**Given task**
Quote the whole listing word for word. Do not include the pictures.

**Dataset content**
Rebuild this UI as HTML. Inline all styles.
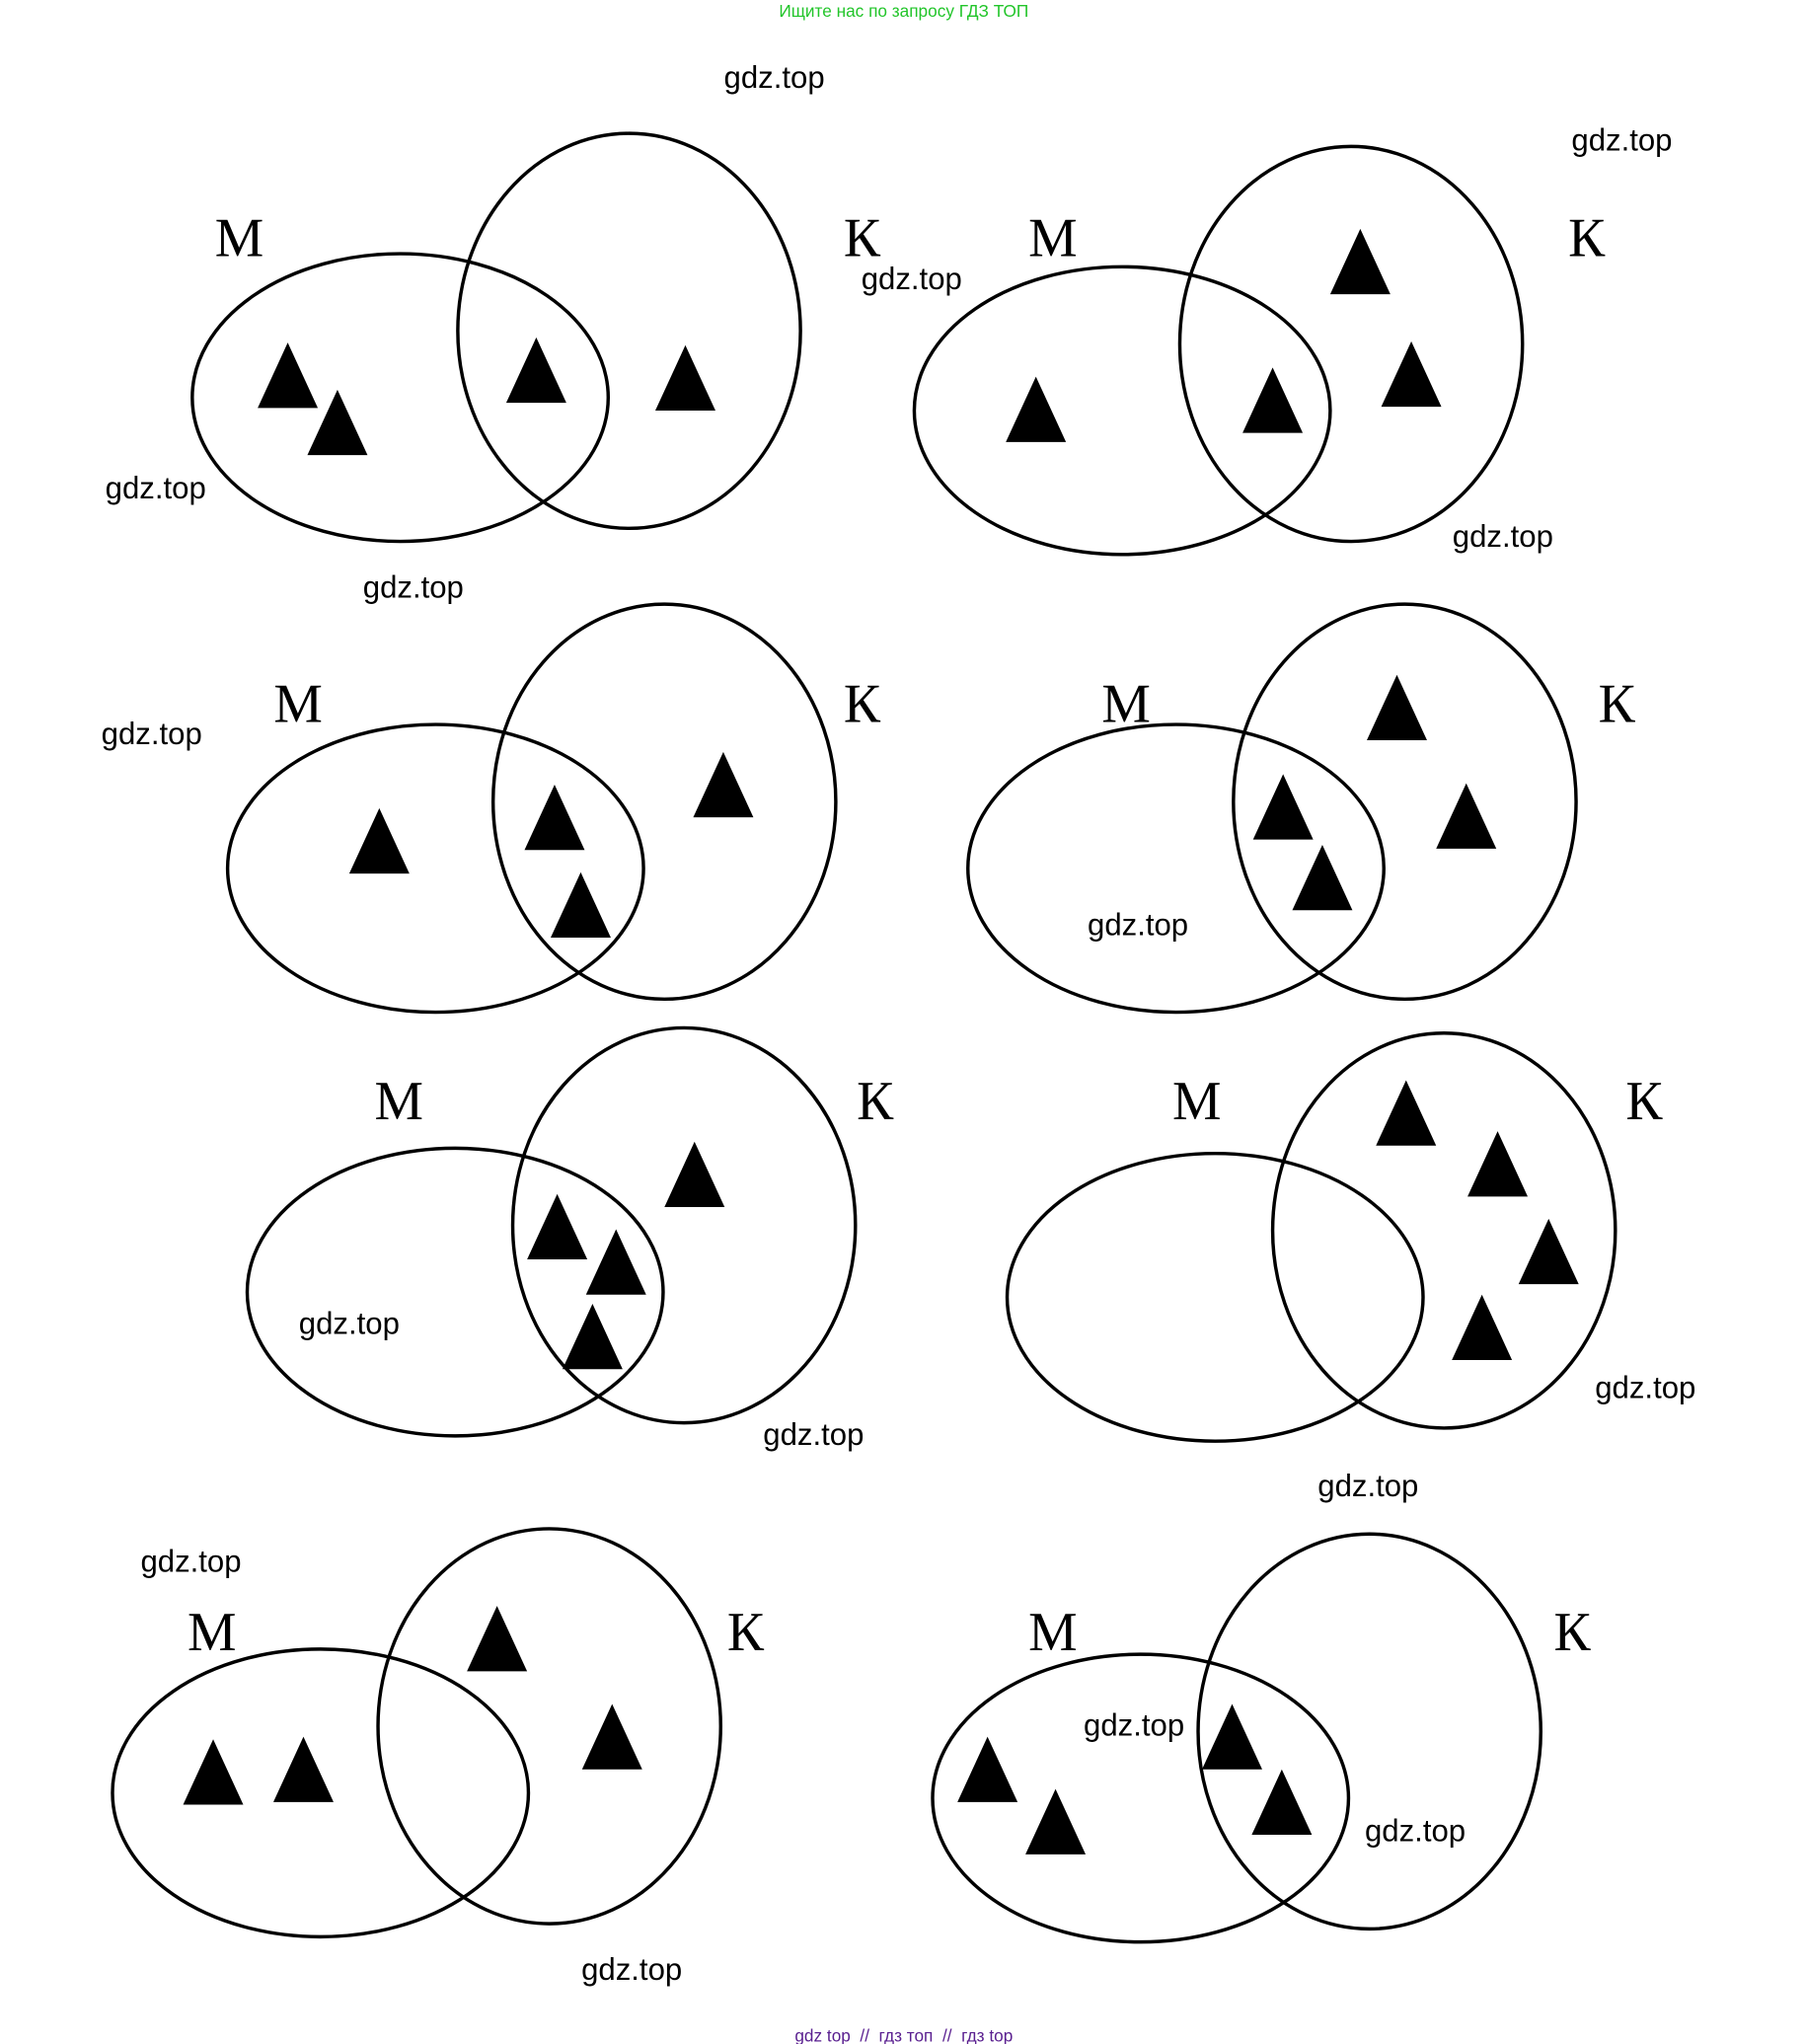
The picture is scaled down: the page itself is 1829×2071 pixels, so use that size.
<!DOCTYPE html>
<html><head><meta charset="utf-8"><style>html,body{margin:0;padding:0;background:#fff}svg{display:block}</style></head>
<body>
<svg width="1829" height="2071" viewBox="0 0 1380 1563" preserveAspectRatio="none" xmlns="http://www.w3.org/2000/svg">
<defs>
<path id="t" d="M0,-25 L23,25 L-23,25 Z" fill="#000"/>
</defs>
<g fill="none" stroke="#000" stroke-width="2.6">
<ellipse cx="306" cy="304" rx="159" ry="110"/><ellipse cx="481" cy="253" rx="131" ry="151"/>
<ellipse cx="858" cy="314" rx="159" ry="110"/><ellipse cx="1033" cy="263" rx="131" ry="151"/>
<ellipse cx="333" cy="664" rx="159" ry="110"/><ellipse cx="508" cy="613" rx="131" ry="151"/>
<ellipse cx="899" cy="664" rx="159" ry="110"/><ellipse cx="1074" cy="613" rx="131" ry="151"/>
<ellipse cx="348" cy="988" rx="159" ry="110"/><ellipse cx="523" cy="937" rx="131" ry="151"/>
<ellipse cx="929" cy="992" rx="159" ry="110"/><ellipse cx="1104" cy="941" rx="131" ry="151"/>
<ellipse cx="245" cy="1371" rx="159" ry="110"/><ellipse cx="420" cy="1320" rx="131" ry="151"/>
<ellipse cx="872" cy="1375" rx="159" ry="110"/><ellipse cx="1047" cy="1324" rx="131" ry="151"/>
</g>
<g>
<use href="#t" x="220" y="287"/><use href="#t" x="258" y="323"/><use href="#t" x="410" y="283"/><use href="#t" x="524" y="289"/>
<use href="#t" x="1040" y="200"/><use href="#t" x="792" y="313"/><use href="#t" x="973" y="306"/><use href="#t" x="1079" y="286"/>
<use href="#t" x="290" y="643"/><use href="#t" x="424" y="625"/><use href="#t" x="444" y="692"/><use href="#t" x="553" y="600"/>
<use href="#t" x="1068" y="541"/><use href="#t" x="981" y="617"/><use href="#t" x="1011" y="671"/><use href="#t" x="1121" y="624"/>
<use href="#t" x="531" y="898"/><use href="#t" x="426" y="938"/><use href="#t" x="471" y="965"/><use href="#t" x="453" y="1022"/>
<use href="#t" x="1075" y="851"/><use href="#t" x="1145" y="890"/><use href="#t" x="1184" y="957"/><use href="#t" x="1133" y="1015"/>
<use href="#t" x="380" y="1253"/><use href="#t" x="163" y="1355"/><use href="#t" x="232" y="1353"/><use href="#t" x="468" y="1328"/>
<use href="#t" x="942" y="1328"/><use href="#t" x="755" y="1353"/><use href="#t" x="807" y="1393"/><use href="#t" x="980" y="1378"/>
</g>
<g font-family="Liberation Serif, DejaVu Serif, serif" font-size="42" text-anchor="middle" fill="#000">
<text x="183" y="196">М</text><text x="659" y="196">К</text>
<text x="805" y="196">М</text><text x="1213" y="196">К</text>
<text x="228" y="552">М</text><text x="659" y="552">К</text>
<text x="861" y="552">М</text><text x="1236" y="552">К</text>
<text x="305" y="856">М</text><text x="669" y="856">К</text>
<text x="915" y="856">М</text><text x="1257" y="856">К</text>
<text x="162" y="1262">М</text><text x="570" y="1262">К</text>
<text x="805" y="1262">М</text><text x="1202" y="1262">К</text>
</g>
<g font-family="Liberation Sans, DejaVu Sans, sans-serif" font-size="23.5" text-anchor="middle" fill="#000">
<text x="592" y="67">gdz.top</text><text x="119" y="381">gdz.top</text><text x="316" y="457">gdz.top</text>
<text x="697" y="221">gdz.top</text><text x="1240" y="115">gdz.top</text><text x="1149" y="418">gdz.top</text>
<text x="116" y="569">gdz.top</text><text x="870" y="715">gdz.top</text>
<text x="267" y="1020">gdz.top</text><text x="622" y="1105">gdz.top</text>
<text x="1258" y="1069">gdz.top</text><text x="1046" y="1144">gdz.top</text>
<text x="146" y="1202">gdz.top</text><text x="483" y="1514">gdz.top</text>
<text x="867" y="1327">gdz.top</text><text x="1082" y="1408">gdz.top</text>
</g>
<text x="691" y="13" font-family="Liberation Sans, DejaVu Sans, sans-serif" font-size="13" text-anchor="middle" fill="#22c52a">Ищите нас по запросу ГДЗ ТОП</text>
<text x="691" y="1561" font-family="Liberation Sans, DejaVu Sans, sans-serif" font-size="13" text-anchor="middle" fill="#5a2090" xml:space="preserve">gdz top  //  гдз топ  //  гдз top</text>
</svg>
</body></html>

**Task result**
Rebuild this UI as HTML. Inline all styles.
The picture is scaled down: the page itself is 1829×2071 pixels, so use that size.
<!DOCTYPE html>
<html><head><meta charset="utf-8"><style>html,body{margin:0;padding:0;background:#fff}svg{display:block}</style></head>
<body>
<svg width="1829" height="2071" viewBox="0 0 1380 1563" preserveAspectRatio="none" xmlns="http://www.w3.org/2000/svg">
<defs>
<path id="t" d="M0,-25 L23,25 L-23,25 Z" fill="#000"/>
</defs>
<g fill="none" stroke="#000" stroke-width="2.6">
<ellipse cx="306" cy="304" rx="159" ry="110"/><ellipse cx="481" cy="253" rx="131" ry="151"/>
<ellipse cx="858" cy="314" rx="159" ry="110"/><ellipse cx="1033" cy="263" rx="131" ry="151"/>
<ellipse cx="333" cy="664" rx="159" ry="110"/><ellipse cx="508" cy="613" rx="131" ry="151"/>
<ellipse cx="899" cy="664" rx="159" ry="110"/><ellipse cx="1074" cy="613" rx="131" ry="151"/>
<ellipse cx="348" cy="988" rx="159" ry="110"/><ellipse cx="523" cy="937" rx="131" ry="151"/>
<ellipse cx="929" cy="992" rx="159" ry="110"/><ellipse cx="1104" cy="941" rx="131" ry="151"/>
<ellipse cx="245" cy="1371" rx="159" ry="110"/><ellipse cx="420" cy="1320" rx="131" ry="151"/>
<ellipse cx="872" cy="1375" rx="159" ry="110"/><ellipse cx="1047" cy="1324" rx="131" ry="151"/>
</g>
<g>
<use href="#t" x="220" y="287"/><use href="#t" x="258" y="323"/><use href="#t" x="410" y="283"/><use href="#t" x="524" y="289"/>
<use href="#t" x="1040" y="200"/><use href="#t" x="792" y="313"/><use href="#t" x="973" y="306"/><use href="#t" x="1079" y="286"/>
<use href="#t" x="290" y="643"/><use href="#t" x="424" y="625"/><use href="#t" x="444" y="692"/><use href="#t" x="553" y="600"/>
<use href="#t" x="1068" y="541"/><use href="#t" x="981" y="617"/><use href="#t" x="1011" y="671"/><use href="#t" x="1121" y="624"/>
<use href="#t" x="531" y="898"/><use href="#t" x="426" y="938"/><use href="#t" x="471" y="965"/><use href="#t" x="453" y="1022"/>
<use href="#t" x="1075" y="851"/><use href="#t" x="1145" y="890"/><use href="#t" x="1184" y="957"/><use href="#t" x="1133" y="1015"/>
<use href="#t" x="380" y="1253"/><use href="#t" x="163" y="1355"/><use href="#t" x="232" y="1353"/><use href="#t" x="468" y="1328"/>
<use href="#t" x="942" y="1328"/><use href="#t" x="755" y="1353"/><use href="#t" x="807" y="1393"/><use href="#t" x="980" y="1378"/>
</g>
<g font-family="Liberation Serif, DejaVu Serif, serif" font-size="42" text-anchor="middle" fill="#000">
<text x="183" y="196">М</text><text x="659" y="196">К</text>
<text x="805" y="196">М</text><text x="1213" y="196">К</text>
<text x="228" y="552">М</text><text x="659" y="552">К</text>
<text x="861" y="552">М</text><text x="1236" y="552">К</text>
<text x="305" y="856">М</text><text x="669" y="856">К</text>
<text x="915" y="856">М</text><text x="1257" y="856">К</text>
<text x="162" y="1262">М</text><text x="570" y="1262">К</text>
<text x="805" y="1262">М</text><text x="1202" y="1262">К</text>
</g>
<g font-family="Liberation Sans, DejaVu Sans, sans-serif" font-size="23.5" text-anchor="middle" fill="#000">
<text x="592" y="67">gdz.top</text><text x="119" y="381">gdz.top</text><text x="316" y="457">gdz.top</text>
<text x="697" y="221">gdz.top</text><text x="1240" y="115">gdz.top</text><text x="1149" y="418">gdz.top</text>
<text x="116" y="569">gdz.top</text><text x="870" y="715">gdz.top</text>
<text x="267" y="1020">gdz.top</text><text x="622" y="1105">gdz.top</text>
<text x="1258" y="1069">gdz.top</text><text x="1046" y="1144">gdz.top</text>
<text x="146" y="1202">gdz.top</text><text x="483" y="1514">gdz.top</text>
<text x="867" y="1327">gdz.top</text><text x="1082" y="1408">gdz.top</text>
</g>
<text x="691" y="13" font-family="Liberation Sans, DejaVu Sans, sans-serif" font-size="13" text-anchor="middle" fill="#22c52a">Ищите нас по запросу ГДЗ ТОП</text>
<text x="691" y="1561" font-family="Liberation Sans, DejaVu Sans, sans-serif" font-size="13" text-anchor="middle" fill="#5a2090" xml:space="preserve">gdz top  //  гдз топ  //  гдз top</text>
</svg>
</body></html>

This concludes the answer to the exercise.